CDS is a second order accurate and may produce oscillatory solutions i.e here if the grid spacing is very large we can find oscillatory solutions. It is bascially a first order, as we refine the grid then accuracy is close to the second order.

Quadratic upwind Interpolation Scheme -

In CFD it is called as QUICK i.e. Quadratic Upstream Interpolation for Convective Kinematics. QUICK considers the second order derivative term into consideration and ignores the third order derivative term.Hence it is considered as third order accurate.

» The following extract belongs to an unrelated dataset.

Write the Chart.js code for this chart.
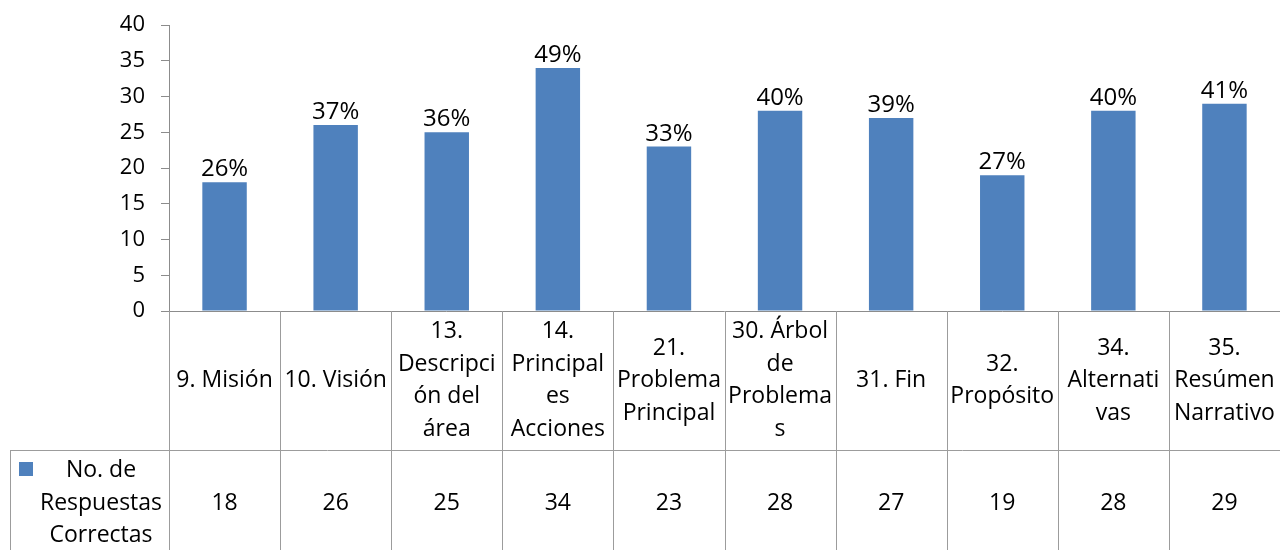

Now approximate the value of the particular variable at the face centre of the control volume by the quadratic intropolation by using the values at three nearest computational nodes i.e 1 downstream node(D) and two upstream nodes(U, UU) respectively. The equation is given by;

$f_{e} = f_{U} + g_{1} (f_{D} - f_{U}) + g_{2} (f_{U U} - f_{u})$ $f_e = f_U+g_1(f_D-f_U)+g_2(f_(UU)-f_u)$

This scheme generally used to solve the convective-diffusion equations using the second order central difference for the diffusion term and for the convection term the scheme is third order accurate in space and first order accurate in time.

Flux limitters in FVM:

For a convective fluid flow it has been observed that for the low order schemes are stable but unstable during discontunity or shocks, where as higher order schemes unbalanced or unstable in nature because they show high oscillations and sharp changes in the solution .
These are used in high resolution schemes.These help in limitting the solution gradient near shocks and discontinuities. Objective of implementing flux limiter schemes is to control the special derivatives to the realistic values.
The limiter function is greater than or equal to zero ,i.e. when the limitter is equal to zero then the flux is represented by low resolution schemes.Similarly if the limitter is equal to 1 (smooth solution), it is represented by high resolution schemes.
Flux limiters are also called as slope limiters as they have same mathematical form and they can help in limiting the solution gradient near shocks and discontinuities.
The flux limitter is used when the limiter acts on the system fluxes and slope limiter is used when the limitter acts on the system(like pressure and velocity).
This factor are selected as per the given problem and the scheme used for the solution.